>> START

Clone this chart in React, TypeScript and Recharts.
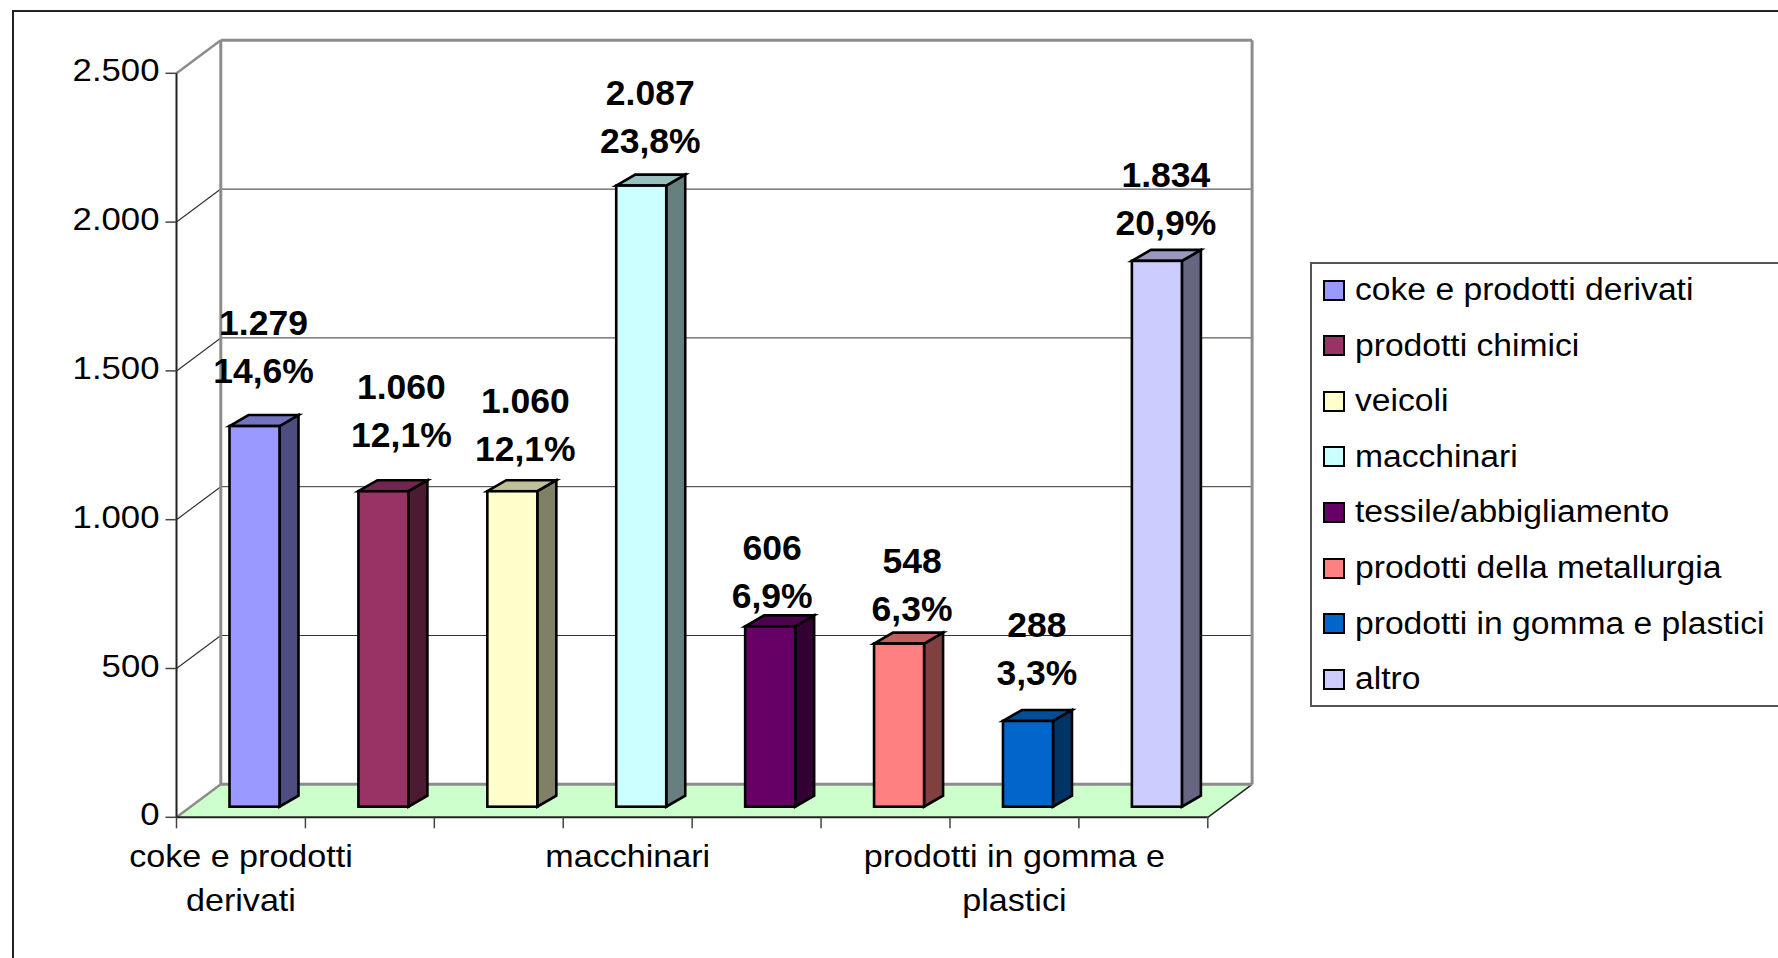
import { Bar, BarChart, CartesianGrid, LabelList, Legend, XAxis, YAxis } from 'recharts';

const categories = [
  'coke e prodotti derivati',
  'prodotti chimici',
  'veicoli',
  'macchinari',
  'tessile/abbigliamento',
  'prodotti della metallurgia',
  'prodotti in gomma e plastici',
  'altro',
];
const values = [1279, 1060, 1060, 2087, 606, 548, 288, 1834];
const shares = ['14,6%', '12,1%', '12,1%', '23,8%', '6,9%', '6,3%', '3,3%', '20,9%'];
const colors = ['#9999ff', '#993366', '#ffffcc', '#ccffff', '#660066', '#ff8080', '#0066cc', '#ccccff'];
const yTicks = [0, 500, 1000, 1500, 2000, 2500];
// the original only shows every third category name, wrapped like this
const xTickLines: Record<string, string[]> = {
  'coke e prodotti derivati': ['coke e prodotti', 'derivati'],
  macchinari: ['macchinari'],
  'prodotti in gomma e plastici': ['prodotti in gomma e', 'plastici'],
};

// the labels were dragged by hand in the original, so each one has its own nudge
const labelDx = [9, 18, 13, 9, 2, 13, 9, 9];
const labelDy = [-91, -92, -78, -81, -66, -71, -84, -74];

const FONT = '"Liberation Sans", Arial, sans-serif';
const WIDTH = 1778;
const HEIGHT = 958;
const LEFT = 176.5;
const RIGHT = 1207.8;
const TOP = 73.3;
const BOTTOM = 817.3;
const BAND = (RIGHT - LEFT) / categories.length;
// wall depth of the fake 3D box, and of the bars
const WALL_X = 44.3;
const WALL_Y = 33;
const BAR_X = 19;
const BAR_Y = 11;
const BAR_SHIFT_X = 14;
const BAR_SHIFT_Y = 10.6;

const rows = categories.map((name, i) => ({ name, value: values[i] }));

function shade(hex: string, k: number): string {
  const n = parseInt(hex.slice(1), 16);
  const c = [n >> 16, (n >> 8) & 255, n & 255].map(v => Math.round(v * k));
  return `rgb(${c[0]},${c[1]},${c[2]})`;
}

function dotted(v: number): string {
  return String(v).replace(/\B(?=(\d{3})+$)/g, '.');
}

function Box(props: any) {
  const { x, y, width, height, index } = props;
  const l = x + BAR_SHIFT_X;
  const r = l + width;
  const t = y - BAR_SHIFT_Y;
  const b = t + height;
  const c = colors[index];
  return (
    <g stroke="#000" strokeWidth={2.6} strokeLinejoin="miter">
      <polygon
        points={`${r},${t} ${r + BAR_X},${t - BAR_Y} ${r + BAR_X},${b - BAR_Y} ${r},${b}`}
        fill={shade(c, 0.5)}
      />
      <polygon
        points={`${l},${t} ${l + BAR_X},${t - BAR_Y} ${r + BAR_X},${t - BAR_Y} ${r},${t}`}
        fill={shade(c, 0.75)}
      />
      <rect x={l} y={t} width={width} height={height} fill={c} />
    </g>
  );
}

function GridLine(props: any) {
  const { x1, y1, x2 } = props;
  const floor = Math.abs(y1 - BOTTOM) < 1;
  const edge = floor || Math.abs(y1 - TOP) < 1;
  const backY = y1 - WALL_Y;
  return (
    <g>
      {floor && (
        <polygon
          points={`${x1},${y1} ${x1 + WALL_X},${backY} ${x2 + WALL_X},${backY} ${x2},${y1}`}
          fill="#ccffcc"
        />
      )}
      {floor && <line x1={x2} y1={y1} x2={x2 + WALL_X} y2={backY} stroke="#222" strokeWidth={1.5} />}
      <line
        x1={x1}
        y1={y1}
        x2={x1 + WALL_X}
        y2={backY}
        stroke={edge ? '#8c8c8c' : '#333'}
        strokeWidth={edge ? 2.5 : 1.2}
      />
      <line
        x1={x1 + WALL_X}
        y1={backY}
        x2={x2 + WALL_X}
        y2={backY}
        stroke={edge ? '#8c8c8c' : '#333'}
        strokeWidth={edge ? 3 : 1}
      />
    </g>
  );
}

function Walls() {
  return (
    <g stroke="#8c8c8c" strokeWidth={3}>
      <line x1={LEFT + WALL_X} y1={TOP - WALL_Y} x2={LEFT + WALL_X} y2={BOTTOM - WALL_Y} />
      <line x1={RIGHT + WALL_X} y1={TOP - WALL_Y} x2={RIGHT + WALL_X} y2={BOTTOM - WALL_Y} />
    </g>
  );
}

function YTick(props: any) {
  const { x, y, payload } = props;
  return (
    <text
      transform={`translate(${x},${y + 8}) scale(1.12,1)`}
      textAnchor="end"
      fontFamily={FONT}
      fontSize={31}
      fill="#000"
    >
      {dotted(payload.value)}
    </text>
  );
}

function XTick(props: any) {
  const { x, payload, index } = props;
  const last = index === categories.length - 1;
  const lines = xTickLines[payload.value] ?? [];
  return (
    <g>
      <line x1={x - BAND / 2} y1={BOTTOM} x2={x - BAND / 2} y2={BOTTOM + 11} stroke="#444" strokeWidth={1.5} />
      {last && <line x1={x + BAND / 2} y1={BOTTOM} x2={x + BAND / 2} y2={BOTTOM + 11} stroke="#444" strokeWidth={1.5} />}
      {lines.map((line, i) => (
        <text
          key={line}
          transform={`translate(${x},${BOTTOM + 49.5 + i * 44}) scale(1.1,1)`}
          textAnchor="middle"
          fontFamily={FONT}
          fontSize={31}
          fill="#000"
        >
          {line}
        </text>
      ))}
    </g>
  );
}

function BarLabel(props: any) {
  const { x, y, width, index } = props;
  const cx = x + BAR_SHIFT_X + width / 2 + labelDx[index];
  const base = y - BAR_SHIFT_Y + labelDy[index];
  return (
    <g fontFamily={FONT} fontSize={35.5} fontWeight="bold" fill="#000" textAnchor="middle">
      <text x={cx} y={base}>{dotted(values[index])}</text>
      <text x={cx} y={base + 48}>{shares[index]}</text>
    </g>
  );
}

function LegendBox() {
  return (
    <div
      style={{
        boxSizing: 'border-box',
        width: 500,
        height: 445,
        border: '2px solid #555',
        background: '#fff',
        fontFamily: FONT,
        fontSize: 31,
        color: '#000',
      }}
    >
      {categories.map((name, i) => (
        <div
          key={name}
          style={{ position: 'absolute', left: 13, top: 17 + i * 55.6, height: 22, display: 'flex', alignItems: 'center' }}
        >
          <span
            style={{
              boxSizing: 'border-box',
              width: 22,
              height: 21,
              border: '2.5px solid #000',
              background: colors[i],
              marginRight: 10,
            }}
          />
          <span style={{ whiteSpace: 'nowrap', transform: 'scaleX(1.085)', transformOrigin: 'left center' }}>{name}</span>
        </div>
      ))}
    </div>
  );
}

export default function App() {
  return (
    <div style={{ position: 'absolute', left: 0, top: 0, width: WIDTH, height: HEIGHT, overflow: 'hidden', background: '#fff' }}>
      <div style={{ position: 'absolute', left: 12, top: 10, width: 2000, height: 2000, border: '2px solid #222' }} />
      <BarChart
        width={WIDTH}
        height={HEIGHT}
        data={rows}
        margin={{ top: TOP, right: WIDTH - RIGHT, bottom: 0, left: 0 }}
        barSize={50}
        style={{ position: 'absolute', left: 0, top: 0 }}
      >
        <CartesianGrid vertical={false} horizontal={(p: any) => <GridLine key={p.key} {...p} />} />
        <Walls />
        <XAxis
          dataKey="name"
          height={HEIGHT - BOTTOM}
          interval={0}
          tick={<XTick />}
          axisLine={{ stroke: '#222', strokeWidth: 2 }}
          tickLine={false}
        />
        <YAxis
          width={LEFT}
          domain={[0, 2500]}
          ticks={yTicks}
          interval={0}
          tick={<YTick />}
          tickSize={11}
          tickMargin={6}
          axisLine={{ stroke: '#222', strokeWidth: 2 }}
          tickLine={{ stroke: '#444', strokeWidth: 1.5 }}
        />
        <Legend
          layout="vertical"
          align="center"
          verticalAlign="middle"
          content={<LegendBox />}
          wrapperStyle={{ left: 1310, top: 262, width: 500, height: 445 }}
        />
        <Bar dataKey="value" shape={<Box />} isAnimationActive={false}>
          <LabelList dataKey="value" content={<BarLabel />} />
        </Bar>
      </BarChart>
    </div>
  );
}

>> END

--- WHAT IS EXPECTED ---
Restate exactly, please, only the lines between the start of the data and the line containing "const labelDy = [-91, -92, -78, -81, -66, -71, -84, -74];", both ends included, skipping the pictures.

--- SOLUTION TO THIS EXERCISE ---
Clone this chart in React, TypeScript and Recharts.
import { Bar, BarChart, CartesianGrid, LabelList, Legend, XAxis, YAxis } from 'recharts';

const categories = [
  'coke e prodotti derivati',
  'prodotti chimici',
  'veicoli',
  'macchinari',
  'tessile/abbigliamento',
  'prodotti della metallurgia',
  'prodotti in gomma e plastici',
  'altro',
];
const values = [1279, 1060, 1060, 2087, 606, 548, 288, 1834];
const shares = ['14,6%', '12,1%', '12,1%', '23,8%', '6,9%', '6,3%', '3,3%', '20,9%'];
const colors = ['#9999ff', '#993366', '#ffffcc', '#ccffff', '#660066', '#ff8080', '#0066cc', '#ccccff'];
const yTicks = [0, 500, 1000, 1500, 2000, 2500];
// the original only shows every third category name, wrapped like this
const xTickLines: Record<string, string[]> = {
  'coke e prodotti derivati': ['coke e prodotti', 'derivati'],
  macchinari: ['macchinari'],
  'prodotti in gomma e plastici': ['prodotti in gomma e', 'plastici'],
};

// the labels were dragged by hand in the original, so each one has its own nudge
const labelDx = [9, 18, 13, 9, 2, 13, 9, 9];
const labelDy = [-91, -92, -78, -81, -66, -71, -84, -74];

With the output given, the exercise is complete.